Cone angle sample distribution in cone injectors
This new feature in Lagrangian Multiphase allows an additional control over the spray nozzle output. This feature is especially useful for fuel spray applications, including Internal Combustion Engine sprays. Previously, Simcenter STAR-CCM+ cone injectors provided the uniform distribution of parcels in cross-section of the spray perpendicular to injection direction, see the image below. The distribution of parcels in a spray modeled with STAR-CD is shown on the left. Here we see more parcels in the center of the spray compared to the area near spray edges. The same image shows the comparison of spray shape and spray penetration length for these two cases, showing the non-uniform distribution results in larger penetration of the spray. In version 2302 user can control the distribution of parcels as a function of the angle with injector axis for both solid cone injector and hollow cone injectors. Users can set the level of non-uniformity to reproduce experimental in-spray mass distribution data, if they are available, or tune the non-uniformity to match the measured data for spray penetration. It is expected that this feature is especially useful for sprays with higher injection velocities where the non-uniformity of droplet distribution inside the spray is often higher. A higher non uniformity means here that higher velocity tend to give a more biased distribution similar to what the figure below shown.
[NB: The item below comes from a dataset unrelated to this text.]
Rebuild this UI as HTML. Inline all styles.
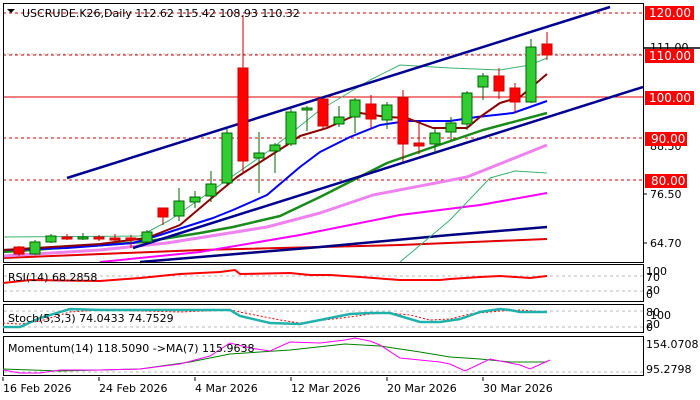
<!DOCTYPE html>
<html><head><meta charset="utf-8"><style>
html,body{margin:0;padding:0;background:#fff;}
svg{display:block;font-family:"DejaVu Sans","Liberation Sans",sans-serif;}
</style></head><body>
<svg width="700" height="400" viewBox="0 0 700 400" xmlns="http://www.w3.org/2000/svg">
<rect width="700" height="400" fill="#fff"/>
<g stroke="#e00000" stroke-width="1">
<line x1="3" y1="13" x2="643" y2="13" stroke-dasharray="3,3"/>
<line x1="3" y1="55" x2="643" y2="55" stroke-dasharray="3,3"/>
<line x1="3" y1="97" x2="643" y2="97"/>
<line x1="3" y1="138" x2="643" y2="138" stroke-dasharray="3,3"/>
<line x1="3" y1="180" x2="643" y2="180" stroke-dasharray="3,3"/>
</g>
<line x1="3" y1="54" x2="643" y2="54" stroke="#bbb" stroke-dasharray="2,2"/>
<g fill="none" stroke-linejoin="round">
<polyline stroke="#e00000" stroke-width="2" points="3,258 200,250 400,245 547,239"/>
<polyline stroke="#000080" stroke-width="2.5" points="140,262 320,247 450,235 547,227"/>
<polyline stroke="#ff00ff" stroke-width="2" points="100,262 200,252 300,235 400,215 480,205 547,193"/>
<polyline stroke="#ee82ee" stroke-width="3" points="3,256 100,250 167,243 267,227 320,213 373,195 467,177 547,145"/>
<polyline stroke="#1a8a1a" stroke-width="2.5" points="3,252 143,242 200,233 233,227 280,216 320,197 387,163 433,147 483,130 547,113"/>
<polyline stroke="#3cb371" stroke-width="1" points="3,237 140,236 170,220 227,180 270,150 320,110 370,80 400,65 450,68 500,70 530,65 547,58"/>
<polyline stroke="#3cb371" stroke-width="1" points="400,262 450,220 490,178 515,171 547,173"/>
<polyline stroke="#0000ff" stroke-width="2" points="3,250 67,248 133,243 160,235 213,218 233,210 267,195 300,167 320,152 350,137 380,125 407,121 450,121 477,117 513,113 547,101"/>
<polyline stroke="#8b0000" stroke-width="2" points="3,250 100,244 147,238 180,225 213,197 237,177 287,145 300,136 327,128 360,113 387,117 407,118 433,128 467,128 480,117 500,103 520,97 547,74"/>
<line x1="67" y1="178" x2="610" y2="7" stroke="#000090" stroke-width="2.5"/>
<line x1="133" y1="248" x2="643" y2="87" stroke="#000090" stroke-width="2.5"/>
</g>
<!-- candles -->
<g stroke="#cc0000" fill="#ff0000">
<line x1="19" y1="246" x2="19" y2="256"/><rect x="14" y="247" width="10" height="7"/>
<line x1="67" y1="234" x2="67" y2="240"/><rect x="62" y="237" width="10" height="2"/>
<line x1="99" y1="235" x2="99" y2="241"/><rect x="94" y="237" width="10" height="2"/>
<line x1="115" y1="234" x2="115" y2="243"/><rect x="110" y="238" width="10" height="2"/>
<line x1="131" y1="235" x2="131" y2="248"/><rect x="126" y="238" width="10" height="2"/>
<line x1="163" y1="208" x2="163" y2="225"/><rect x="158" y="208" width="10" height="9"/>
<line x1="243" y1="15" x2="243" y2="173"/><rect x="238" y="68" width="10" height="93"/>
<line x1="323" y1="98" x2="323" y2="129"/><rect x="318" y="99" width="10" height="27"/>
<line x1="371" y1="95" x2="371" y2="129"/><rect x="366" y="104" width="10" height="15"/>
<line x1="403" y1="90" x2="403" y2="162"/><rect x="398" y="98" width="10" height="46"/>
<line x1="419" y1="124" x2="419" y2="154"/><rect x="414" y="143" width="10" height="3"/>
<line x1="499" y1="68" x2="499" y2="99"/><rect x="494" y="76" width="10" height="15"/>
<line x1="515" y1="83" x2="515" y2="113"/><rect x="510" y="88" width="10" height="14"/>
<line x1="547" y1="32" x2="547" y2="60"/><rect x="542" y="44" width="10" height="11"/>
</g>
<g stroke="#006400" fill="#32cd32">
<line x1="35" y1="240" x2="35" y2="255"/><rect x="30" y="242" width="10" height="12"/>
<line x1="51" y1="234" x2="51" y2="243"/><rect x="46" y="236" width="10" height="6"/>
<line x1="83" y1="233" x2="83" y2="240"/><rect x="78" y="237" width="10" height="2"/>
<line x1="147" y1="230" x2="147" y2="243"/><rect x="142" y="232" width="10" height="10"/>
<line x1="179" y1="188" x2="179" y2="221"/><rect x="174" y="201" width="10" height="15"/>
<line x1="195" y1="191" x2="195" y2="208"/><rect x="190" y="197" width="10" height="5"/>
<line x1="211" y1="171" x2="211" y2="202"/><rect x="206" y="184" width="10" height="12"/>
<line x1="227" y1="129" x2="227" y2="185"/><rect x="222" y="133" width="10" height="50"/>
<line x1="259" y1="132" x2="259" y2="193"/><rect x="254" y="153" width="10" height="5"/>
<line x1="275" y1="143" x2="275" y2="173"/><rect x="270" y="145" width="10" height="6"/>
<line x1="291" y1="109" x2="291" y2="146"/><rect x="286" y="112" width="10" height="32"/>
<line x1="307" y1="106" x2="307" y2="131"/><rect x="302" y="108" width="10" height="2"/>
<line x1="339" y1="106" x2="339" y2="127"/><rect x="334" y="117" width="10" height="7"/>
<line x1="355" y1="98" x2="355" y2="133"/><rect x="350" y="100" width="10" height="17"/>
<line x1="387" y1="102" x2="387" y2="129"/><rect x="382" y="105" width="10" height="15"/>
<line x1="435" y1="129" x2="435" y2="153"/><rect x="430" y="133" width="10" height="11"/>
<line x1="451" y1="117" x2="451" y2="140"/><rect x="446" y="123" width="10" height="9"/>
<line x1="467" y1="91" x2="467" y2="130"/><rect x="462" y="93" width="10" height="31"/>
<line x1="483" y1="73" x2="483" y2="100"/><rect x="478" y="76" width="10" height="11"/>
<line x1="531" y1="39" x2="531" y2="103"/><rect x="526" y="47" width="10" height="55"/>
</g>
<rect x="3.5" y="3.5" width="640" height="259" fill="none" stroke="#000"/>
<text x="22" y="17" font-size="11" fill="#000">USCRUDE.K26,Daily  112.62 115.42 108.93 110.32</text>
<polygon points="7,9 15,9 11,13" fill="#000"/>
<line x1="643" y1="48" x2="700" y2="48" stroke="#000" stroke-width="1.5"/>
<g font-size="11" fill="#000">
<text x="650" y="51">111.00</text><text x="650" y="150">88.50</text>
<text x="650" y="198">76.50</text><text x="650" y="247">64.70</text>
</g>
<g font-size="12" fill="#fff">
<rect x="645" y="6" width="49" height="14" fill="#ff0000"/><text x="649" y="17">120.00</text>
<rect x="645" y="49" width="49" height="14" fill="#ff0000"/><text x="649" y="60">110.00</text>
<rect x="645" y="91" width="49" height="14" fill="#ff0000"/><text x="649" y="102">100.00</text>
<rect x="645" y="132" width="42" height="14" fill="#ff0000"/><text x="651" y="143">90.00</text>
<rect x="645" y="174" width="42" height="14" fill="#ff0000"/><text x="651" y="185">80.00</text>
</g>
<g stroke="#000"><line x1="643" y1="194" x2="647" y2="194"/><line x1="643" y1="243" x2="647" y2="243"/></g>
<rect x="3.5" y="264.5" width="640" height="37" fill="none" stroke="#000"/>
<g stroke="#bbb" stroke-dasharray="3,3"><line x1="4" y1="276" x2="643" y2="276"/><line x1="4" y1="291" x2="643" y2="291"/></g>
<polyline fill="none" stroke="#ff0000" stroke-width="2" points="3,283 30,280 100,281 140,278 180,274 220,272 235,270 240,274 290,273 310,275 330,275 360,277 400,280 440,280 450,279 480,277 500,276 530,278 547,276"/>
<text x="8" y="281" font-size="11">RSI(14) 68.2858</text>
<g font-size="11"><text x="646" y="275">100</text><text x="646" y="281">70</text><text x="646" y="294">30</text><text x="646" y="298">0</text></g>
<rect x="3.5" y="304.5" width="640" height="28" fill="none" stroke="#000"/>
<g stroke="#bbb" stroke-dasharray="3,3"><line x1="4" y1="311" x2="643" y2="311"/><line x1="4" y1="327" x2="643" y2="327"/></g>
<polyline fill="none" stroke="#ff0000" stroke-width="1" stroke-dasharray="2,2" points="3,323 20,324 40,321 70,312 100,310 180,312 230,310 250,314 280,320 300,323 350,317 370,314 390,313 410,315 430,320 450,319 470,314 500,311 520,310 547,312"/>
<polyline fill="none" stroke="#20b2aa" stroke-width="2.5" points="3,327 20,327 40,318 70,309 100,310 180,310 230,310 240,316 270,323 300,324 350,314 370,313 390,313 400,316 420,322 440,322 460,319 480,312 500,309 510,310 520,312 547,312"/>
<text x="8" y="322" font-size="11">Stoch(5,3,3) 74.0433 74.7529</text>
<g font-size="11"><text x="646" y="316">80</text><text x="650" y="319">100</text><text x="646" y="328">20</text><text x="646" y="331">0</text></g>
<rect x="3.5" y="336.5" width="640" height="39" fill="none" stroke="#000"/>
<line x1="4" y1="372" x2="643" y2="372" stroke="#bbb" stroke-dasharray="3,3"/>
<polyline fill="none" stroke="#008000" stroke-width="1" points="3,369 60,371 140,369 190,362 230,354 290,350 345,344 380,346 400,349 420,352 450,357 480,359 510,362 547,362"/>
<polyline fill="none" stroke="#ff00ff" stroke-width="1" points="3,370 20,373 40,373 60,370 100,370 140,369 180,364 210,356 230,343 250,348 270,351 290,342 320,343 345,340 355,338 370,341 380,345 400,358 440,362 450,364 465,371 490,359 520,365 530,369 550,360"/>
<text x="8" y="352" font-size="11">Momentum(14) 118.5090  -&gt;MA(7) 115.9638</text>
<g font-size="11"><text x="646" y="348">154.0708</text><text x="646" y="373">95.2798</text></g>
<g stroke="#000"><line x1="3" y1="377" x2="3" y2="381"/><line x1="99" y1="377" x2="99" y2="381"/><line x1="195" y1="377" x2="195" y2="381"/><line x1="291" y1="377" x2="291" y2="381"/><line x1="387" y1="377" x2="387" y2="381"/><line x1="483" y1="377" x2="483" y2="381"/></g>
<g font-size="11"><text x="3" y="392">16 Feb 2026</text><text x="99" y="392">24 Feb 2026</text><text x="195" y="392">4 Mar 2026</text><text x="291" y="392">12 Mar 2026</text><text x="387" y="392">20 Mar 2026</text><text x="483" y="392">30 Mar 2026</text></g>
</svg>
</body></html>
Liquid-solid-gas material option for DEM particles
Version 2022.1 introduced the Liquid-solid-Gas material option for Lagrangian particles (not DEM) to allow for evaporation modeling of droplets that contain a solid material, like milk droplets in spray drying. In this version the idea has been incorporated also in the DEM framework, allowing for a lot more applications and not only limited to droplet evaporations. This is expected to be potentially useful in the chemical process industry, mining industry, food industry, steel industry, battery manufacturing – basically all applications that potentially involve drying of wet solids. The example below shows the drying of electrode slurry in an industrial convection oven, Parcels here represent wet particles, with a 20% liquid component.
Particle-Wall link model for end segments of flexible fibers
Flexible fibers were introduced in version 2021.3 and have gotten some updates since that version. In this version another update is presented. And that is the particle-wall link model for end segments of the flexible fibers. What this means is that when previously activating the particle-wall link for flexible fibers, it implied that every segment of the fibers became permanently “glued” to the wall upon contact. Now, this has been remedied. You can now change the “Link mode” of fibers from “All segments” to “Single end”, and in cases like the grass cutting example, the behavior of the cut grass, will be more physical, and a cut straw that leaves the lawn mower will not instantly stick to the ground. See the animation below for visualization of the feature.